It is no secret that today, almost all modern banks operate on the basis of fractional reserves. To put in simpler terms: banks only has in their vaults a small percentage of the money that their customers gave them; if a large enough number of customers of a specific bank want to get their money back, the bank wouldn’t be able to meet the demand. Before there was modern central bank system, the bank could either have to borrow or file for bankruptcy. The central banks by design had infinite ability to lend, for they can legally conjure up money from thin air – there is a reason that modern currencies are called fiat money.
The Bitcoin world doesn’t have central banks, and this fact even appeal to some of its supporters with libertarian inclinations. Among these people, a widely-held belief is that bailing out insolvent banks is no different from highway robbing; if a bank screws up, the argument maintains, it should face the consequences alone, rather than letting all economy participants across the system to share the pain in the form of debased per unit currency value.
However, without a central bank system, a fractional reserve system can be risky. This is illustrated by the many failed banks in history and most recently, the spectacular fall of Mt. Gox. Before it became clear that the Bitcoin exchange was insolvent, users traded under the false assumption that they were trading their own bitcoins, when the reality is they were just trading in “Goxcoins”, which is just thin air. Later it is discovered that the exchange had lost tens of thousands of its customers’ coins; the cause remains a mystery to this day.
The collapse of Mt. Gox has great implications on the Bitcoin world. It shakes many people’s confidence in exchanges and security of the digital currency. Inevitably this has been factored into the price levels and employed by many Bitcoin critics – it is arguable that the psychological cost is even higher than the lost bitcoins.
In the aftermath, there was increasing demand for the exchanges to have 100% reserve ratio. In response, a cryptographic proof of reserve system was introduced to enable exchanges to prove that they can handle a Bitcoin version of run on the bank. Last week, OKCoin, a China-based Bitcoin exchange announced that they had passed a proof of reserve audit with its reserve ration of 104.86%. This means that the exchange has 4.86% in excess of the amount it owes its customers. While this is ensuring for OKCoin customers, it may not be a good thing for Bitcoin if you treat it as an economy system.
The benefit of fractional reserve banking is that it has positive effect on the economy by allowing banks to extend credit to people who are in need of it, provided the borrowers agree to pay back with an interest. In the Bitcoin world, such activities are rather discouraged. On one hand, the exchanges, which serve like banks in the sense that they are both custodians under obligation to safekeep customers’ assets, have to let all the coins sleeping in wallets in order to stay 100% solvent; on the other hand, market demand for coins in the market goes unmet.

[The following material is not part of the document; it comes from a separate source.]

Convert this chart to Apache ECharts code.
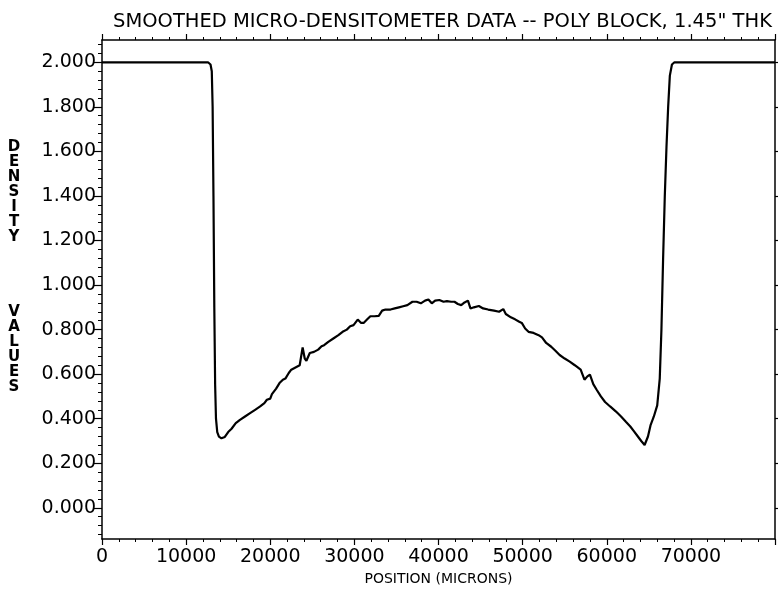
<!DOCTYPE html>
<html><head><meta charset="utf-8">
<script src="https://cdn.jsdelivr.net/npm/echarts@6/dist/echarts.min.js"></script>
<style>html,body{margin:0;padding:0;background:#fff}#c{width:778px;height:596px}</style>
</head><body><div id="c"></div>
<script>
const titleText = 'SMOOTHED MICRO-DENSITOMETER DATA -- POLY BLOCK, 1.45" THK';
const xAxisTitle = 'POSITION (MICRONS)';
const yAxisTitle = 'D\nE\nN\nS\nI\nT\nY\n \n \n \n \nV\nA\nL\nU\nE\nS\n \n \n ';

// position (microns)
const positions = [
  0, 12600, 12900, 13050, 13150, 13250, 13350, 13450, 13550, 13700, 13900, 14200, 14600, 15000, 15400, 15900,
  16400, 17000, 17600, 18200, 18800, 19300, 19600, 20000, 20200, 20700, 21100, 21500, 21800, 22200, 22500, 23000,
  23500, 23850, 24100, 24300, 24700, 25200, 25700, 26100, 26400, 26900, 27500, 28100, 28600, 29100, 29500, 29900,
  30400, 30800, 31100, 31500, 31900, 32400, 32900, 33300, 33700, 34300, 34800, 35300, 35800, 36300, 36900, 37400,
  37900, 38400, 38800, 39200, 39600, 40100, 40600, 41000, 41500, 41900, 42300, 42700, 43100, 43500, 43800, 44200,
  44800, 45300, 45900, 46600, 47200, 47700, 48000, 48600, 49100, 49600, 49900, 50300, 50700, 51300, 51900, 52300,
  52800, 53400, 53900, 54400, 55000, 55600, 56200, 56900, 57350, 57700, 58000, 58400, 58800, 59300, 59800, 60400,
  61100, 61700, 62300, 62800, 63200, 63700, 64100, 64500, 64700, 64900, 65200, 65600, 66000, 66300, 66500, 66700,
  66900, 67100, 67300, 67500, 67750, 68050, 80000
];
// density values
const densities = [
  2.0, 2.0, 1.99, 1.96, 1.80, 1.40, 0.90, 0.55, 0.40, 0.34, 0.32, 0.312, 0.318, 0.34, 0.355, 0.38,
  0.395, 0.41, 0.425, 0.44, 0.455, 0.47, 0.485, 0.49, 0.51, 0.535, 0.56, 0.575, 0.58, 0.605, 0.62, 0.63,
  0.64, 0.72, 0.67, 0.66, 0.695, 0.70, 0.71, 0.725, 0.73, 0.745, 0.76, 0.775, 0.79, 0.80, 0.815, 0.82,
  0.845, 0.83, 0.83, 0.845, 0.86, 0.86, 0.862, 0.885, 0.89, 0.89, 0.895, 0.90, 0.905, 0.91, 0.925, 0.925,
  0.918, 0.93, 0.935, 0.918, 0.93, 0.933, 0.925, 0.928, 0.925, 0.925, 0.915, 0.91, 0.922, 0.93, 0.895, 0.90,
  0.906, 0.895, 0.89, 0.885, 0.88, 0.892, 0.87, 0.855, 0.846, 0.835, 0.83, 0.805, 0.79, 0.785, 0.775, 0.765,
  0.74, 0.723, 0.705, 0.686, 0.67, 0.656, 0.64, 0.62, 0.575, 0.59, 0.598, 0.555, 0.53, 0.50, 0.475, 0.455,
  0.432, 0.41, 0.385, 0.365, 0.345, 0.32, 0.30, 0.282, 0.29, 0.32, 0.37, 0.41, 0.46, 0.58, 0.80, 1.12,
  1.40, 1.62, 1.80, 1.94, 1.99, 2.0, 2.0
];

const yMajorTicks = [0, 0.2, 0.4, 0.6, 0.8, 1.0, 1.2, 1.4, 1.6, 1.8, 2.0];
const yMinorTicks = [-0.12, -0.08, -0.04,
  0.04, 0.08, 0.12, 0.16, 0.24, 0.28, 0.32, 0.36, 0.44, 0.48, 0.52, 0.56,
  0.64, 0.68, 0.72, 0.76, 0.84, 0.88, 0.92, 0.96, 1.04, 1.08, 1.12, 1.16,
  1.24, 1.28, 1.32, 1.36, 1.44, 1.48, 1.52, 1.56, 1.64, 1.68, 1.72, 1.76,
  1.84, 1.88, 1.92, 1.96, 2.04, 2.08];

const FONT = 'DejaVu Sans';
const chart = echarts.init(document.getElementById('c'), null, {renderer: 'canvas'});
const line = {show: true, onZero: false, lineStyle: {color: '#000', width: 1.5}};
const xCommon = {
  type: 'value', min: 0, max: 80000, interval: 10000,
  axisLine: line, splitLine: {show: false},
  axisTick: {show: true, length: 6, lineStyle: {color: '#000', width: 1.2}},
  minorTick: {show: true, splitNumber: 5, length: 3, lineStyle: {color: '#000', width: 1}}
};
const yCommon = {
  type: 'value', min: -0.14, max: 2.1, splitLine: {show: false}
};
chart.setOption({
  animation: false,
  backgroundColor: '#fff',
  title: {
    text: titleText, left: 108, top: 7,
    textStyle: {fontFamily: FONT, fontSize: 19.5, fontWeight: 'normal', color: '#000'}
  },
  grid: {left: 102, right: 2, top: 40, bottom: 57, containLabel: false},
  xAxis: [
    Object.assign({}, xCommon, {
      position: 'bottom',
      name: xAxisTitle, nameLocation: 'middle', nameGap: 31,
      nameTextStyle: {fontFamily: FONT, fontSize: 14, color: '#000'},
      axisLabel: {
        show: true, margin: 9, color: '#000', fontFamily: FONT, fontSize: 19,
        formatter: v => (v >= 80000 ? '' : String(v))
      }
    }),
    Object.assign({}, xCommon, {position: 'top', axisLabel: {show: false}})
  ],
  yAxis: [
    Object.assign({}, yCommon, {
      position: 'left',
      axisLine: line,
      axisTick: {show: true, length: 8, customValues: yMajorTicks, lineStyle: {color: '#000', width: 1.2}},
      axisLabel: {
        show: true, margin: 6, color: '#000', fontFamily: FONT, fontSize: 19,
        customValues: yMajorTicks, formatter: v => v.toFixed(3)
      },
      name: yAxisTitle, nameLocation: 'middle', nameRotate: 0, nameGap: 88,
      nameTextStyle: {
        fontFamily: FONT, fontSize: 15, fontWeight: 'bold', color: '#000',
        lineHeight: 15, align: 'center', verticalAlign: 'middle'
      }
    }),
    Object.assign({}, yCommon, {
      position: 'left', axisLine: {show: false, onZero: false},
      axisTick: {show: true, length: 4, customValues: yMinorTicks, lineStyle: {color: '#000', width: 1}},
      axisLabel: {show: false}
    }),
    Object.assign({}, yCommon, {
      position: 'right', axisLine: line,
      axisTick: {show: true, length: 6, customValues: yMajorTicks, lineStyle: {color: '#000', width: 1.2}},
      axisLabel: {show: false}
    })
  ],
  series: [{
    type: 'line', xAxisIndex: 0, yAxisIndex: 0,
    data: positions.map((p, i) => [p, densities[i]]),
    showSymbol: false, symbol: 'none', smooth: false,
    lineStyle: {color: '#000', width: 2.2}
  }]
});
</script></body></html>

A good solution for the problem at hand would be for the entire industry to agree to a certain reserve ratio, say 80%. This would cap the maximum risk, while giving the exchanges certain flexibility to engage in lending activity – one obvious benefit will be speeding up the circulation and increasing liquidity. Given that not all users have the same risk tolerance, they should be allowed to either opt for a zero-interest but full reserve account, or a fractional reserve but interest bearing one.